Right, we’ve been leaving the best until last: the toys. The Kia Cerato bulges with an incredible amount of equipment. The secret is multiplexing, as both the models are absolutely loaded. As in stuffed.
There’s the class-unusual standard kit: cruise control, dual zone climate control with cluster ioniser and auto defog systems, powered memory seats, projector headlamps with DRLs, LED rear combination lights, aero blade wipers, puddle lamps and pocket lights (both part of the smart welcome lighting system linked to the keyless entry/start feature).
Also included are aluminium foot pedals, leather wrapped multi-function steering wheel, chilled glovebox, Bluetooth connectivity, 800 MB on-board jukebox, folding rear seats with centre armrest (and cupholders), all-around three-point seat belts plus that all important rear air-con vents.

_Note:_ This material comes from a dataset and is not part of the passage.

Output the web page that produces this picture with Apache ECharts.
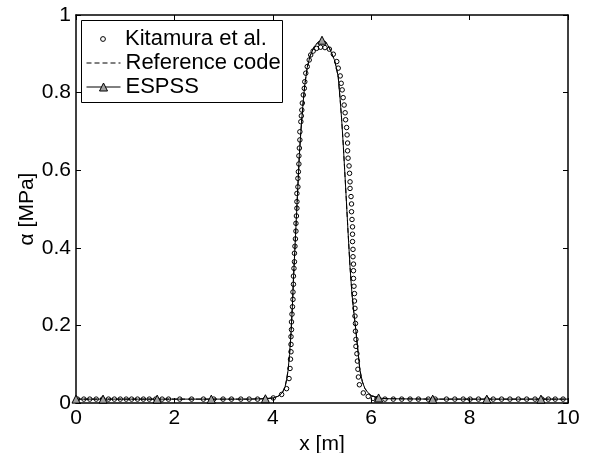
<!DOCTYPE html>
<html><head><meta charset="utf-8">
<script src="https://cdn.jsdelivr.net/npm/echarts@6/dist/echarts.min.js"></script>
<style>html,body{margin:0;padding:0;background:#fff}#c{width:600px;height:453px}</style>
</head><body><div id="c"></div>
<script>
// Kitamura et al. (circles)
const kitX = [0.03,0.16,0.28,0.41,0.54,0.66,0.78,0.90,1.02,1.13,1.25,1.37,1.49,1.62,1.75,1.88,2.11,2.35,2.59,2.80,2.99,3.16,3.35,3.52,3.69,3.85,4.01,
4.18,4.28,4.33,4.35,4.36,4.37,4.37,4.37,4.38,4.38,
4.39,4.40,4.41,4.41,4.42,4.42,4.43,4.44,4.44,4.45,
4.46,4.47,4.47,4.48,4.49,4.49,4.49,4.51,4.51,4.52,
4.53,4.53,4.54,4.55,4.55,4.57,4.58,4.59,4.60,4.62,
4.64,4.65,4.67,4.70,4.74,4.77,4.82,4.89,4.97,5.06,
5.15,5.23,5.30,5.33,5.37,5.39,5.41,5.43,5.45,5.47,
5.48,5.50,5.51,5.52,5.52,5.53,5.55,5.56,5.57,5.57,
5.59,5.60,5.60,5.61,5.62,5.62,5.62,5.63,5.63,5.64,
5.64,5.64,5.65,5.66,5.66,5.67,5.67,5.68,5.68,5.69,
5.69,5.71,5.72,5.73,5.74,5.76,5.84,5.94,6.04,6.12,
6.28,6.45,6.62,6.79,6.96,7.16,7.30,7.53,7.70,7.87,
8.01,8.18,8.35,8.48,8.65,8.82,8.99,9.16,9.33,9.47,
9.60,9.74,9.90];
const kitY = [0.01,0.01,0.01,0.01,0.01,0.01,0.01,0.01,0.01,0.01,0.01,0.01,0.01,0.01,0.01,0.01,0.01,0.01,0.01,0.01,0.01,0.01,0.01,0.01,0.01,0.01,0.013,
0.022,0.037,0.063,0.089,0.113,0.132,0.151,0.171,0.189,0.209,
0.229,0.248,0.267,0.286,0.306,0.327,0.347,0.364,0.386,0.404,
0.423,0.443,0.463,0.482,0.502,0.519,0.540,0.557,0.579,0.596,
0.616,0.637,0.657,0.678,0.699,0.725,0.740,0.755,0.773,0.794,
0.811,0.828,0.850,0.867,0.884,0.897,0.907,0.914,0.917,0.916,
0.912,0.899,0.880,0.863,0.843,0.824,0.807,0.787,0.768,0.748,
0.730,0.710,0.691,0.670,0.650,0.631,0.611,0.592,0.570,0.553,
0.532,0.513,0.493,0.473,0.454,0.435,0.416,0.396,0.377,0.358,
0.341,0.321,0.301,0.282,0.263,0.244,0.224,0.205,0.185,0.164,
0.146,0.127,0.108,0.087,0.067,0.047,0.026,0.017,0.012,0.011,
0.01,0.01,0.01,0.01,0.01,0.01,0.01,0.01,0.01,0.01,
0.01,0.01,0.01,0.01,0.01,0.01,0.01,0.01,0.01,0.01,
0.01,0.01,0.01];

// ESPSS (solid line with triangles)
const espssX = [0,0.55,1.65,2.75,3.5,3.85,4.0,4.1,4.15,4.2,4.25,4.28,4.31,4.34,4.37,4.4,4.42,4.45,4.48,4.51,4.54,4.57,4.61,4.65,4.7,4.76,4.84,4.92,5.0,5.08,5.15,5.2,5.25,5.29,5.33,5.37,5.4,5.43,5.47,5.5,5.53,5.57,5.61,5.65,5.69,5.73,5.77,5.82,5.87,5.93,6.0,6.15,6.3,7.25,8.35,9.45,10];
const espssY = [0.01,0.01,0.01,0.01,0.01,0.011,0.013,0.017,0.021,0.028,0.042,0.06,0.084,0.125,0.18,0.255,0.32,0.40,0.48,0.56,0.64,0.70,0.765,0.82,0.865,0.895,0.918,0.93,0.935,0.93,0.915,0.9,0.885,0.865,0.84,0.78,0.73,0.67,0.58,0.51,0.44,0.35,0.28,0.23,0.185,0.135,0.085,0.055,0.038,0.027,0.019,0.013,0.011,0.01,0.01,0.01,0.01];
const espssMarkX = [0,0.55,1.65,2.75,3.85,5.0,6.15,7.25,8.35,9.45];

// Reference code (dashed line) - coincides with ESPSS
const refX = [0,0.55,1.65,2.75,3.5,3.85,4.0,4.1,4.15,4.2,4.25,4.28,4.31,4.34,4.37,4.4,4.42,4.45,4.48,4.51,4.54,4.57,4.61,4.65,4.7,4.76,4.84,4.92,5.0,5.08,5.15,5.2,5.25,5.29,5.33,5.37,5.4,5.43,5.47,5.5,5.53,5.57,5.61,5.65,5.69,5.73,5.77,5.82,5.87,5.93,6.0,6.15,6.3,7.25,8.35,9.45,10];
const refY = [0.01,0.01,0.01,0.01,0.01,0.011,0.013,0.017,0.021,0.028,0.042,0.06,0.084,0.125,0.18,0.255,0.32,0.40,0.48,0.56,0.64,0.70,0.765,0.82,0.865,0.895,0.918,0.93,0.935,0.93,0.915,0.9,0.885,0.865,0.84,0.78,0.73,0.67,0.58,0.51,0.44,0.35,0.28,0.23,0.185,0.135,0.085,0.055,0.038,0.027,0.019,0.013,0.011,0.01,0.01,0.01,0.01];

const xTicks = [0,2,4,6,8,10];
const yTicks = [0,0.2,0.4,0.6,0.8,1];
const names = ['Kitamura et al.','Reference code','ESPSS'];
const xName = 'x [m]';
const yName = 'α [MPa]';

const FONT = "'Liberation Sans', Arial, Helvetica, sans-serif";
const FS = 21;
const LFS = 22;
const chart = echarts.init(document.getElementById('c'), null, {renderer:'canvas'});

function xAx(pos, main){
  return {type:'value', position:pos, min:xTicks[0], max:xTicks[xTicks.length-1], interval:xTicks[1]-xTicks[0],
    axisLine:{show:true,onZero:false,lineStyle:{color:'#000',width:1.5}},
    axisTick:{show:true,inside:true,length:5,lineStyle:{color:'#000',width:1}},
    axisLabel:{show:main,color:'#000',fontSize:FS,fontFamily:FONT,margin:5},
    splitLine:{show:false},
    name: main? xName : '', nameLocation:'middle', nameGap:26,
    nameTextStyle:{color:'#000',fontSize:FS,fontFamily:FONT}};
}
function yAx(pos, main){
  return {type:'value', position:pos, min:yTicks[0], max:yTicks[yTicks.length-1], interval:0.2,
    axisLine:{show:true,onZero:false,lineStyle:{color:'#000',width:1.5}},
    axisTick:{show:true,inside:true,length:5,lineStyle:{color:'#000',width:1}},
    axisLabel:{show:main,color:'#000',fontSize:FS,fontFamily:FONT,margin:5,
      formatter:v=>String(parseFloat(v.toFixed(2)))},
    splitLine:{show:false},
    name: main? yName : '', nameLocation:'middle', nameGap:38, nameMoveOverlap:false,
    nameTextStyle:{color:'#000',fontSize:FS,fontFamily:FONT}};
}

const legBase = {orient:'vertical', padding:0, itemWidth:34, z:10,
  textStyle:{color:'#000',fontSize:LFS,fontFamily:FONT,lineHeight:24}, selectedMode:false};

chart.setOption({
  animation:false,
  backgroundColor:'#fff',
  grid:{left:76,right:32,top:15,bottom:50,containLabel:false,outerBoundsMode:'none'},
  xAxis:[xAx('bottom',true), xAx('top',false)],
  yAxis:[yAx('left',true), yAx('right',false)],
  graphic:[{type:'rect', z:9, shape:{x:81.5,y:20.5,width:201,height:82},
    style:{fill:'#fff',stroke:'#000',lineWidth:1}}],
  legend:[
    Object.assign({}, legBase, {data:[names[0]], left:86, top:27, itemHeight:6,
      itemStyle:{borderWidth:1, borderColor:'#000'}, lineStyle:{width:0}}),
    Object.assign({}, legBase, {data:[names[1]], left:86, top:51, itemHeight:8,
      itemStyle:{color:'rgba(0,0,0,0)', borderWidth:0, borderColor:'rgba(0,0,0,0)'},
      lineStyle:{width:1}}),
    Object.assign({}, legBase, {data:[names[2]], left:86, top:75, itemHeight:10,
      itemStyle:{borderWidth:1, borderColor:'#000'}, lineStyle:{width:1}})
  ],
  series:[
    {type:'line', name:names[0], z:2,
     data: kitX.map((x,i)=>[x,kitY[i]]),
     symbol:'circle', symbolSize:4.5, showAllSymbol:true,
     lineStyle:{width:0, opacity:0},
     itemStyle:{color:'rgba(255,255,255,0)', borderColor:'#000', borderWidth:1}},
    {type:'line', name:names[1], z:3,
     data: refX.map((x,i)=>[x,refY[i]]),
     symbol:'none', lineStyle:{color:'#000', width:1, type:[5,3]}},
    {type:'line', name:names[2], z:4,
     data: espssX.map((x,i)=>{
       const m = espssMarkX.indexOf(x) >= 0;
       return {value:[x,espssY[i]], symbol: m ? 'triangle' : 'none'};
     }),
     symbol:'triangle', symbolSize:8, showAllSymbol:true,
     lineStyle:{color:'#000', width:1},
     itemStyle:{color:'#a0a0a0', borderColor:'#000', borderWidth:1}}
  ]
});
</script></body></html>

Next, the common-sense safety features: front airbags, sidebags, curtains (six in total), rear-view camera, ISOFIX anchor points, electronic stability control, traction control, steering-assist vehicle stability management, brake assist and hill-start assist.
The dearer 2.0 litre adds leather upholstery with ventilated (air-conditioned) driver’s seat, auto-levelling xenon headlamps, rear lip spoiler, colour 4.2-inch supervision cluster and sunroof, not to mention the 2.0 badging and extra performance that comes with it.
Kia well recognises that the Cerato is going to fight on value for money and goodies. And there’s a clear target in the Toyota Corolla Altis and Honda Civic, which the 2.0 model closely matches on price. Equipment levels beat the alternatives comprehensively.
On first acquaintance, it does feel like the new Kia Cerato has the measure of all its dated competitors too (yes, the Honda is still new, but it hardly feels it). Driving dynamics isn’t quite its forte (pardon the pun), but neither is it any of its rivals’ bar the keen handling Ford Focus. On the comfort front, the Cerato has them all licked.
Objectively then, it’s a winner, and now it all comes down to the price and brand acceptance. So over to you: do you see the Kia Cerato as a viable alternative to the usual suspects? You really should, but we’ll leave you to make the final decision.